Viewliner II: An End in Sight

First New Viewliner II Sleeper Car Delivery Expected Next Week

Abe Zumwalt

According to a presentation given today at the monthly Washington IEEE luncheon, Amtrak expects delivery of the 1st of 25 new CAF Viewliner sleeping cars next week, after having completed delivery of the first Baggage-Dormitory car, 70 baggage cars, and 24 out of 25 Dining cars that replaced equipment that had been rolling since the middle of the 20th century.

The 25 sleepers, after testing and full delivery, are intended to augment the existing Viewliner fleet of 50, given its relatively “young” age of less than a quarter century in revenue service. Apart from otherwise improved amenities from the new diners and inclusion of versatile bike racks in the baggage cars, this represents the first expansion of passenger capacity seen from the order.

Apart from the “new car” smell, the other noticeable difference with the new Viewliner sleepers will be the absence of toilets in roomettes, bringing the service in line with Western accommodations found on Superliner trains. The consumer satisfaction indicators resulting from the change will no doubt be interesting to review.

The new car is set to undergo installment of some final touches by Amtrak, including the installation of wifi after its delivery to Hialeah yard in Miami before road testing. It may see revenue service before the end of the year, and that couldn’t be soon enough.

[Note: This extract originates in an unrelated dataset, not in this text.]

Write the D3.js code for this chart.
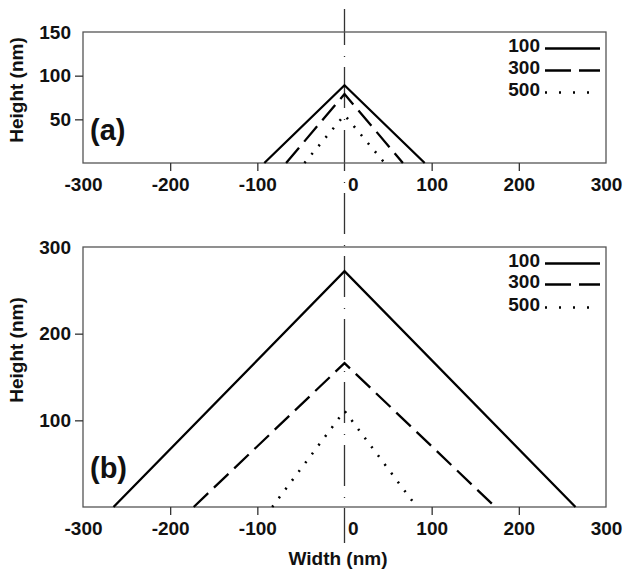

There isn't a place in the system where added sleeper capacity wouldn't be felt. Rooms on the Cardinal are perpetually hard to book less than a month in advance, rooms on the Crescent charge enough to indicate plenty of latent demand, to say nothing of the overnight trains that don’t offer the amenity at all.

This delivery will mark the beginning of the end of a decade-long process with Spanish Manufacturer CAF. There will be reams of information and implications of why the procurement of 125 railcars took as long as it did. The half serious joke has been that CAF can build transit vehicles, but got overwhelmed when faced with putting bathrooms, showers, and kitchens on them.

Joking aside, the lessons learned from the process will be numerous. However, we can make a solid observation without getting too far into the weeds: this project, alongside the failed Nippon Sharyo bi-level order for state services in the Midwest, had something fundamental in common. These are two recent projects that were one-time orders and required establishing an assembly line, with no clearly established pipeline of equipment orders to sustain the backing of corporate leadership headquartered abroad. This clearly doesn’t work.

We need a steady supply of new equipment supplementing the fleet. It will take 929 pieces of equipment to replace all of Amtrak’s fleet that is more than 37 years old, which doesn't touch on what would be required to add service and expand the network. For this we need stable equipment suppliers. To support them, like so much else, we need ongoing, reliable, dedicated funding for passenger rail services in this country that agencies can plan around.

Arriving alongside this long awaited sleeping car is yet another issue that the next Amtrak reauthorization desperately needs to address.